I spend a lot of time on my action lines. Probably too much time. I try to keep them as short and descriptive as possible and I like to pepper them with personality. A personality that’s true to the spirit of the story and characters. It’s important to me that the reader sees the scene exactly the way I see it in my head. But it can be tricky. You don’t want the director or actor to feel like you’re stepping on their toes. Having great dialog and cool characters isn’t enough to get an unknown writer noticed anymore. Readers are flipping through dozens of scripts a day. My goal, always, is to make readers feel like they’re watching your show instead of just reading it.

Born and raised in central Florida, Justin D. James spent his childhood running around barefoot with a video camera glued to his hand.

With a lifelong dream of following in Steven Spielberg’s footsteps, Justin set out for the west coast at nineteen, where he spent the first few months bouncing between PA gigs and living out of his car.  Eventually, he worked his way up the production ladder, while squeezing in late night writing sessions in pursuit of his ultimate dream.
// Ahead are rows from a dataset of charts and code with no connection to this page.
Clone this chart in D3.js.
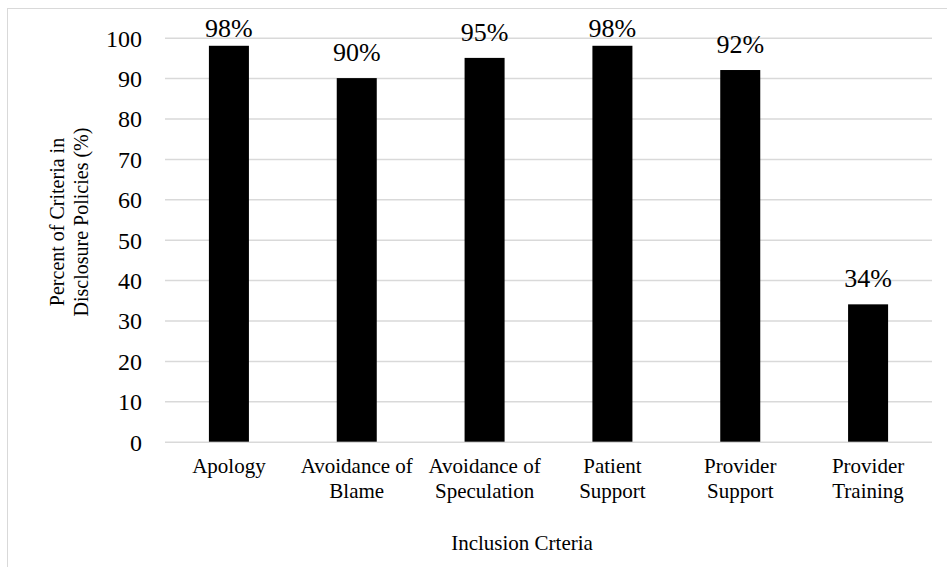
<!DOCTYPE html>
<html><head><meta charset="utf-8">
<script src="https://cdn.jsdelivr.net/npm/d3@7"></script>
<style>body{margin:0;background:#fff}svg{display:block}</style>
</head><body><svg id="c" width="947" height="567" style="font-family:'Liberation Serif','Times New Roman',serif"></svg>
<script>
const categories = [["Apology"],["Avoidance of","Blame"],["Avoidance of","Speculation"],["Patient","Support"],["Provider","Support"],["Provider","Training"]];
const values = [98, 90, 95, 98, 92, 34];
const yTicks = [0,10,20,30,40,50,60,70,80,90,100];
const SERIF = "'Liberation Serif','Times New Roman',serif";

const svg = d3.select("#c");
svg.append("rect").attr("x",7.5).attr("y",8.5).attr("width",950).attr("height",570)
  .attr("fill","none").attr("stroke","#d9d9d9").attr("stroke-width",1);

const L=165, R=932, T=37.7, B=441.7;
const x = d3.scaleBand().domain(categories.map((d,i)=>i)).range([L,R]).paddingInner(0.687).paddingOuter(0.3435);
const y = d3.scaleLinear().domain([0,100]).range([B,T]);

const yAxis = d3.axisLeft(y).tickValues(yTicks).tickSize(-(R-L)).tickPadding(23);
const ga = svg.append("g").attr("transform",`translate(${L},0)`).call(yAxis);
ga.attr("font-family",null);
ga.select(".domain").remove();
ga.selectAll(".tick line").attr("stroke","#d9d9d9").attr("stroke-width",1.5);
ga.selectAll(".tick text").attr("font-size",24).attr("dy","0.35em").style("font-family",SERIF).attr("fill","#000");

svg.append("g").selectAll("rect").data(values).join("rect")
  .attr("x",(d,i)=>x(i)).attr("width",x.bandwidth())
  .attr("y",d=>y(d)).attr("height",d=>y(0)-y(d)).attr("fill","#000");

svg.append("g").selectAll("text").data(values).join("text")
  .attr("x",(d,i)=>x(i)+x.bandwidth()/2).attr("y",d=>Math.max(y(d)-17, T-1))
  .attr("text-anchor","middle").attr("font-size",26).style("font-family",SERIF).text(d=>d+"%");

const cl = svg.append("g").selectAll("text").data(categories).join("text")
  .attr("x",(d,i)=>x(i)+x.bandwidth()/2).attr("y",473)
  .attr("text-anchor","middle").attr("font-size",21).style("font-family",SERIF);
cl.selectAll("tspan").data(d=>d).join("tspan")
  .attr("x",function(){return this.parentNode.getAttribute("x");})
  .attr("dy",(d,j)=>j?25:0).text(d=>d);

const yt = svg.append("text").attr("font-size",20).attr("text-anchor","middle").style("font-family",SERIF);
yt.append("tspan").attr("x",-222).attr("y",64).text("Percent of Criteria in");
yt.append("tspan").attr("x",-222).attr("y",88).text("Disclosure Policies (%)");
yt.attr("transform","rotate(-90)");

svg.append("text").attr("x",522).attr("y",550).attr("text-anchor","middle").attr("font-size",21).style("font-family",SERIF).text("Inclusion Crteria");
</script></body></html>
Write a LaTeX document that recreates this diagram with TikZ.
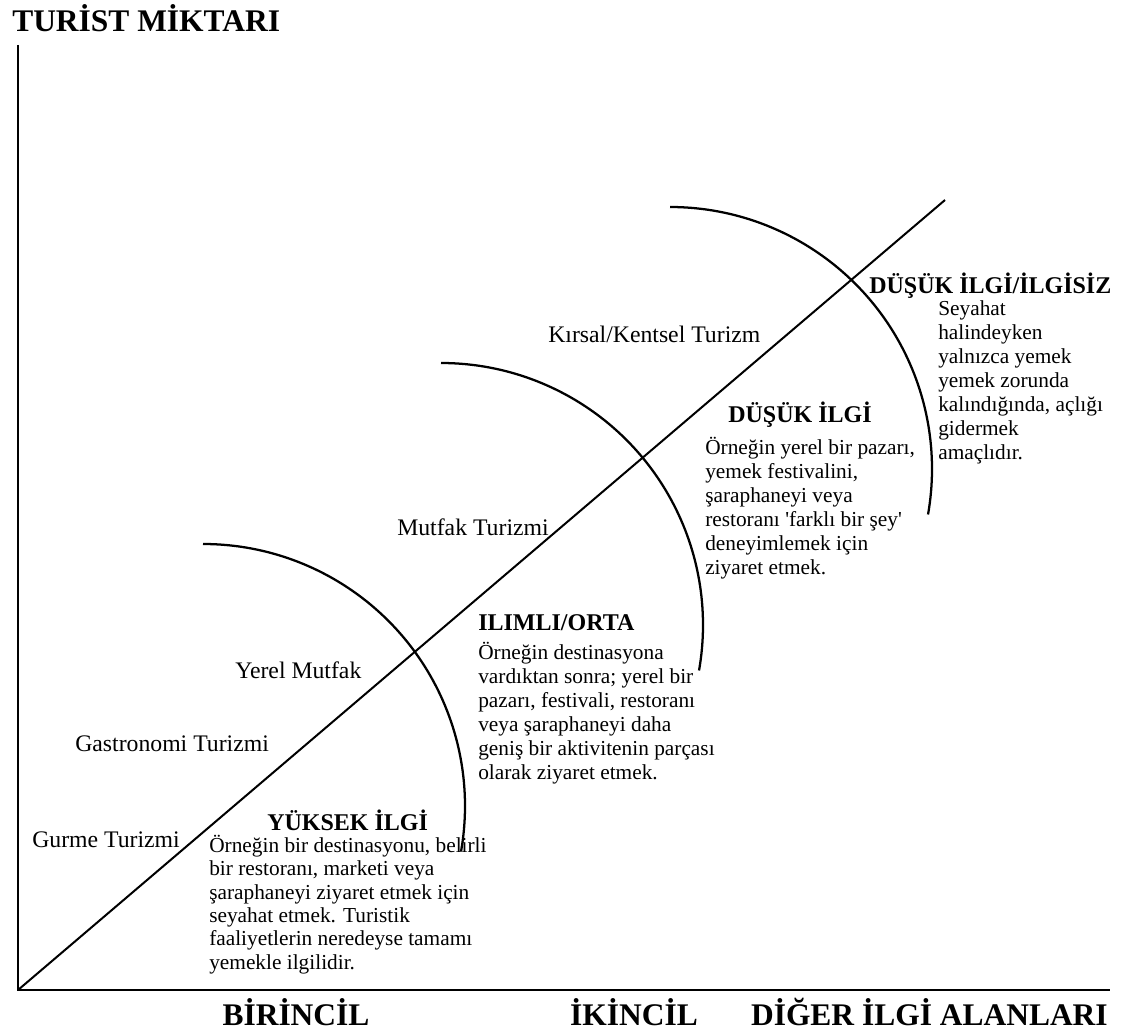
\documentclass[tikz,border=0pt]{standalone}
\usepackage{fontspec}
\setmainfont{Liberation Serif}
\usepackage{tikz}
\usetikzlibrary{positioning}

\tikzset{
  axisline/.style={line width=2.1pt},
  diagline/.style={line width=1.5pt},
  arcline/.style={line width=1.7pt},
  typelabel/.style={anchor=base west, inner sep=0pt, font=\fontsize{17.8}{20}\selectfont},
  levelhead/.style={anchor=base west, inner sep=0pt, font=\bfseries\fontsize{18}{20}\selectfont},
  % multi-line text: the base anchor sits on the last line
  levelbody/.style={anchor=base west, inner sep=0pt, align=left, font=\fontsize{16}{18}\selectfont},
  axishead/.style={anchor=base, inner sep=0pt, font=\bfseries\fontsize{23.6}{26}\selectfont}
}

\begin{document}
\begin{tikzpicture}[x=0.75pt, y=-0.75pt]
    \useasboundingbox (0,0) rectangle (1124,1031);
    % Draw axes and the diagonal
    \coordinate (origin) at (18,990);
    \coordinate (ytop) at (18,45);
    \coordinate (xend) at (1110,990);
    \coordinate (diagend) at (945,200);
    \draw[axisline] (ytop) -- (origin) -- (xend);
    \draw[diagline] (origin) -- (diagend);

    % Draw arcs between interest levels
    \draw[arcline] (203,544) arc[start angle=90, end angle=-10, radius=196.5pt];
    \draw[arcline] (441,363) arc[start angle=90, end angle=-10, radius=196.5pt];
    \draw[arcline] (670,207) arc[start angle=90, end angle=-10, radius=196.5pt];

    % Axis titles
    \node[axishead, anchor=base west] (ytitle) at (12,32) {TURİST MİKTARI};
    \node[axishead] (primary) at (296,1025) {BİRİNCİL};
    \node[axishead] (secondary) at (634,1025) {İKİNCİL};
    \node[axishead, anchor=base east] (other) at (1108,1025) {DİĞER İLGİ ALANLARI};

    % Tourism types along the diagonal
    \node[typelabel] (gurme) at (32,847) {Gurme Turizmi};
    \node[typelabel] (gastro) at (75,751) {Gastronomi Turizmi};
    \node[typelabel] (yerel) at (235,678) {Yerel Mutfak};
    \node[typelabel] (mutfak) at (397,535) {Mutfak Turizmi};
    \node[typelabel] (kirsal) at (548,342) {Kırsal/Kentsel Turizm};

    % Interest levels
    \node[levelhead] (high) at (267,830) {YÜKSEK İLGİ};
    \node[levelbody, font=\fontsize{16}{17.5}\selectfont] (highbody) at (209,969)
      {Örneğin bir destinasyonu, belirli\\bir restoranı, marketi veya\\şaraphaneyi ziyaret etmek için\\seyahat etmek. Turistik\\faaliyetlerin neredeyse tamamı\\yemekle ilgilidir.};

    \node[levelhead] (mid) at (478,630) {ILIMLI/ORTA};
    \node[levelbody] (midbody) at (478,779)
      {Örneğin destinasyona\\vardıktan sonra; yerel bir\\pazarı, festivali, restoranı\\veya şaraphaneyi daha\\geniş bir aktivitenin parçası\\olarak ziyaret etmek.};

    \node[levelhead] (low) at (728,422) {DÜŞÜK İLGİ};
    \node[levelbody] (lowbody) at (705,574)
      {Örneğin yerel bir pazarı,\\yemek festivalini,\\şaraphaneyi veya\\restoranı \textquotesingle farklı bir şey\textquotesingle\\deneyimlemek için\\ziyaret etmek.};

    \node[levelhead] (none) at (869,293) {DÜŞÜK İLGİ/İLGİSİZ};
    \node[levelbody] (nonebody) at (938,459)
      {Seyahat\\halindeyken\\yalnızca yemek\\yemek zorunda\\kalındığında, açlığı\\gidermek\\amaçlıdır.};
\end{tikzpicture}
\end{document}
In 2018, while working nineteen hour days as a PA for an east coast reality show, he decided on a whim to enter his first screenwriting contest. With a sobering $132 in his bank account, he coughed up the $60 admissions fee and prayed for a miracle. On July 29th, that miracle came true when he was announced the winner of Script Pipeline’s 2018 TV Writing Contest. By early August, he was jumping from one corner office to the next, meeting with top producers and agents.

With a second chance at his dream, Justin aims to write original television pilots with a twisty mix of dark comedy and complex drama. As one studio exec described his writing, “He’s like the lovechild of Shonda Rhimes and Ryan Murphy, raised by Carl Hiaasen.” A comparison he’s quite happy with.